Enfin, le Nigeria doit composer avec sa vulnérabilité aux chocs externes. Une baisse soudaine du prix du pétrole, une hausse des taux mondiaux, ou une fuite de capitaux pourrait renverser la tendance favorable, forçant la CBN à recourir à de nouveaux resserrements.
Perspectives
Si la désinflation se confirme et que la dynamique de croissance se maintient, la CBN pourrait poursuivre un cycle de baisses progressives du taux directeur au cours de 2025-2026, selon certaines estimations (jusqu’à 700 points de base possibles selon certains analystes). Un tel chemin permettrait de stimuler l’investissement privé, de relâcher les contraintes de crédit et d’accompagner la croissance sans déclencher un regain inflationniste.
La performance du Nigeria pourrait aussi servir d’effet d’entraînement dans la sous-région ouest-africaine. Des banques centrales voisines pourraient envisager des ajustements prudents de leur politique monétaire si elles observent une stabilisation durable dans les grands marchés régionaux.
Cependant, tout dépendra de la capacité de l’État nigérian à consolider ses finances publiques, à garantir une gestion responsable de la dette, à diversifier les sources de revenus, et à maintenir la stabilité macroéconomique.
Pourquoi est-ce important ?
Parce que ce geste de la CBN n’est pas simplement symbolique : c’est une tentative de repositionner la politique monétaire nigériane dans une phase plus accommodante après des années de conditions pénalisantes pour le secteur privé et l’investissement.
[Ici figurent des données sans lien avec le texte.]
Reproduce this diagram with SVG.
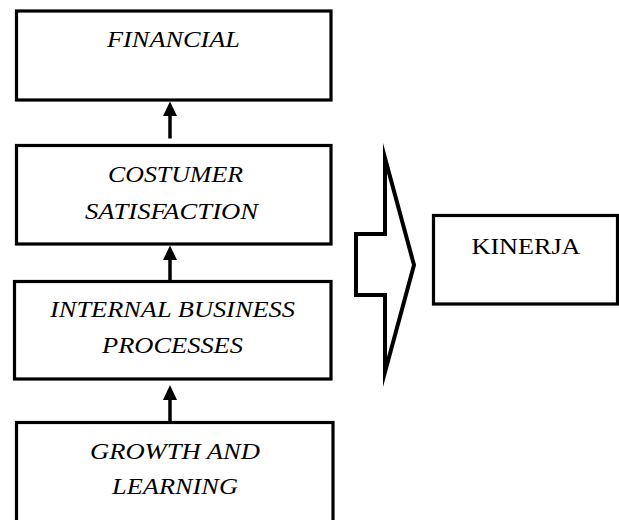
<svg xmlns="http://www.w3.org/2000/svg" width="619" height="520" viewBox="0 0 619 520">
  <style>
    .box { fill: #ffffff; stroke: #000000; stroke-width: 3.2; }
    .lbl { font-family: "Liberation Serif", "Times New Roman", serif; font-size: 23px; font-style: italic; fill: #000000; text-anchor: middle; }
    .plain { font-style: normal; }
    .shaft { stroke: #000000; stroke-width: 3.5; fill: none; }
    .head { fill: #000000; stroke: none; }
    .block { fill: #ffffff; stroke: #000000; stroke-width: 4; stroke-linejoin: miter; stroke-miterlimit: 10; }
  </style>

  <g id="financial">
    <rect class="box" x="16.5" y="11" width="314.5" height="89"/>
    <text class="lbl" x="173.5" y="46.5" textLength="133" lengthAdjust="spacingAndGlyphs">FINANCIAL</text>
  </g>

  <g id="costumer-satisfaction">
    <rect class="box" x="16.5" y="145.5" width="314.5" height="98.5"/>
    <text class="lbl" x="175.5" y="181.5" textLength="135" lengthAdjust="spacingAndGlyphs">COSTUMER</text>
    <text class="lbl" x="171.5" y="218.5" textLength="173" lengthAdjust="spacingAndGlyphs">SATISFACTION</text>
  </g>

  <g id="internal-business-processes">
    <rect class="box" x="14.5" y="281.5" width="316.5" height="97.5"/>
    <text class="lbl" x="172.5" y="316.5" textLength="245" lengthAdjust="spacingAndGlyphs">INTERNAL BUSINESS</text>
    <text class="lbl" x="172.5" y="352.5" textLength="141" lengthAdjust="spacingAndGlyphs">PROCESSES</text>
  </g>

  <g id="growth-and-learning">
    <rect class="box" x="16.5" y="422.5" width="316.5" height="110"/>
    <text class="lbl" x="175" y="458.5" textLength="170" lengthAdjust="spacingAndGlyphs">GROWTH AND</text>
    <text class="lbl" x="175" y="493.5" textLength="126" lengthAdjust="spacingAndGlyphs">LEARNING</text>
  </g>

  <g id="kinerja">
    <rect class="box" x="433.5" y="215.5" width="184" height="88.5"/>
    <text class="lbl plain" x="526" y="253.5" textLength="109" lengthAdjust="spacingAndGlyphs">KINERJA</text>
  </g>

  <g id="result-arrow">
    <polygon class="block" points="385,158 414,265 385,372 385,295 356,295 356,234 385,234"/>
  </g>

  <g id="connectors">
    <line class="shaft" x1="170" y1="138.5" x2="170" y2="114"/>
    <polygon class="head" points="170,101.5 163,116 177,116"/>
    <line class="shaft" x1="170" y1="280" x2="170" y2="258"/>
    <polygon class="head" points="170,245.5 163,260 177,260"/>
    <line class="shaft" x1="170" y1="421.5" x2="170" y2="398"/>
    <polygon class="head" points="170,385 163,400 177,400"/>
  </g>
</svg>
Si elle est bien gérée, cette détente pourrait contribuer à relancer l’investissement, à alléger les coûts de financement, à restaurer la confiance des marchés et à favoriser la croissance inclusive.
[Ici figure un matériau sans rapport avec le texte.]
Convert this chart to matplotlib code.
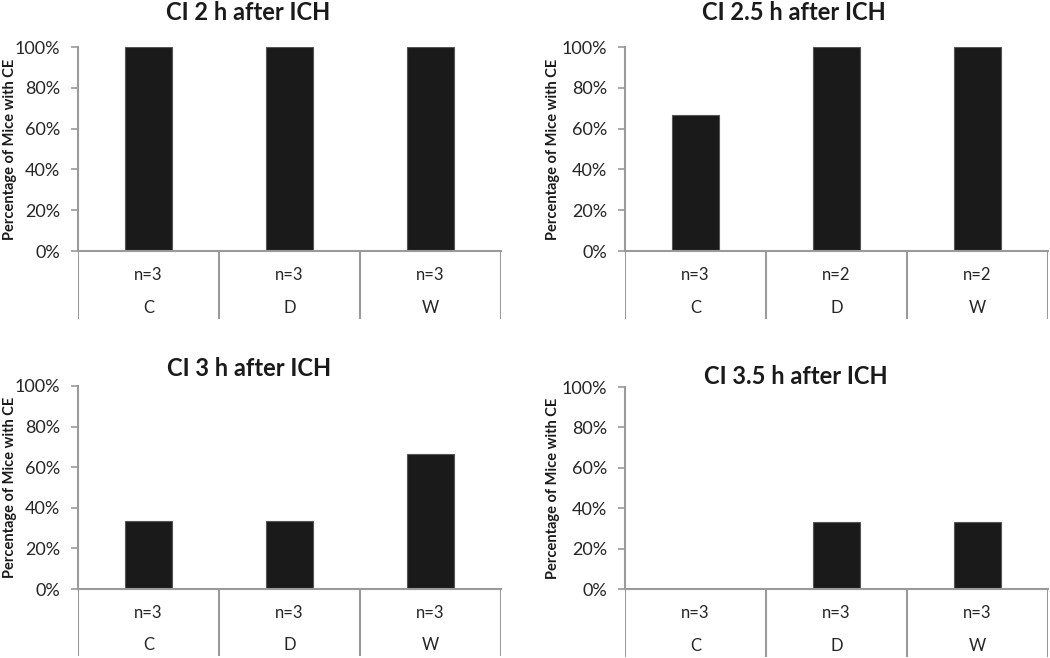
import matplotlib.pyplot as plt
from matplotlib.ticker import PercentFormatter

plt.rcParams["font.family"] = ["Lato", "DejaVu Sans"]

W, H = 1050, 658

# data
titles = ["CI 2 h after ICH", "CI 2.5 h after ICH", "CI 3 h after ICH", "CI 3.5 h after ICH"]
groups = ["C", "D", "W"]
pct_ce = [
    [100, 100, 100],
    [66.7, 100, 100],
    [33.3, 33.3, 66.7],
    [0, 33.3, 33.3],
]
n_mice = [
    [3, 3, 3],
    [3, 2, 2],
    [3, 3, 3],
    [3, 3, 3],
]

# panel layout in pixels: (x0, x1, y_top, y_zero, y_table_bottom)
panels = [
    (78, 501, 47, 251, 319),
    (625, 1048, 47, 251, 319),
    (78, 501, 386, 589, 656),
    (625, 1048, 387, 589, 657),
]
title_pos = [(248, 13), (794, 13), (249, 369), (796, 377)]
ylabel_x = [10, 553, 10, 553]

grey = "#9a9a9a"


def fig_rect(x0, x1, ytop, ybot):
    return [x0 / W, 1 - ybot / H, (x1 - x0) / W, (ybot - ytop) / H]


fig = plt.figure(figsize=(W / 100, H / 100), dpi=100)

for i, (x0, x1, ytop, yzero, ytab) in enumerate(panels):
    ax = fig.add_axes(fig_rect(x0, x1, ytop, yzero))
    pos = [k + 0.5 for k in range(len(groups))]
    ax.bar(pos, pct_ce[i], width=0.33, color="#1a1a1a", edgecolor="#555555", lw=0.8, zorder=2)
    ax.set_xlim(0, 3)
    ax.set_ylim(0, 100)
    ax.set_yticks([0, 20, 40, 60, 80, 100])
    ax.yaxis.set_major_formatter(PercentFormatter(decimals=0))
    ax.set_xticks([])
    for s in ["top", "right"]:
        ax.spines[s].set_visible(False)
    for s in ["left", "bottom"]:
        ax.spines[s].set_color(grey)
        ax.spines[s].set_linewidth(1.5)
        ax.spines[s].set_zorder(3)
    ax.tick_params(axis="y", length=5, width=1.2, color=grey, pad=8,
                   labelsize=13, labelcolor="#262626")

    # category table under the axis
    tab = fig.add_axes(fig_rect(x0, x1, yzero, ytab))
    tab.set_xlim(0, 3)
    tab.set_ylim(0, 1)
    tab.axis("off")
    for k in range(len(groups) + 1):
        tab.axvline(k, color=grey, lw=1.5)
    for k, (g, n) in enumerate(zip(groups, n_mice[i])):
        tab.text(k + 0.5, 0.64, f"n={n}", ha="center", va="center", fontsize=12, color="#262626")
        tab.text(k + 0.5, 0.16, g, ha="center", va="center", fontsize=12, color="#262626")

    tx, ty = title_pos[i]
    fig.text(tx / W, 1 - ty / H, titles[i], ha="center", va="center",
             fontsize=17, fontweight="bold", color="#1a1a1a")
    fig.text(ylabel_x[i] / W, 1 - (ytop + yzero) / 2 / H, "Percentage of Mice with CE",
             rotation=90, ha="center", va="center", fontsize=10.5, fontweight="bold",
             color="#1a1a1a")

fig.savefig("out.png", dpi=100)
Pour l’économie ouest-africaine, le Nigeria reste une locomotive régionale. Une reprise soutenue, accompagnée d’une politique monétaire crédible, pourrait renforcer l’intégration des marchés financiers, influencer les flux d’investissement, et créer un contexte de regain de confiance dans la région.
Enfin, dans un contexte mondial incertain, particulièrement pour les économies dépendantes des matières premières, la capacité d’un pays à manoeuvrer entre inflation, croissance et stabilité monétaire est un indicateur clé de résilience. Le Nigeria, par cette décision, montre sa volonté de s’adapter, mais le succès dépendra de sa ténacité dans les réformes structurelles, de sa discipline budgétaire et de sa capacité à absorber les chocs exogènes.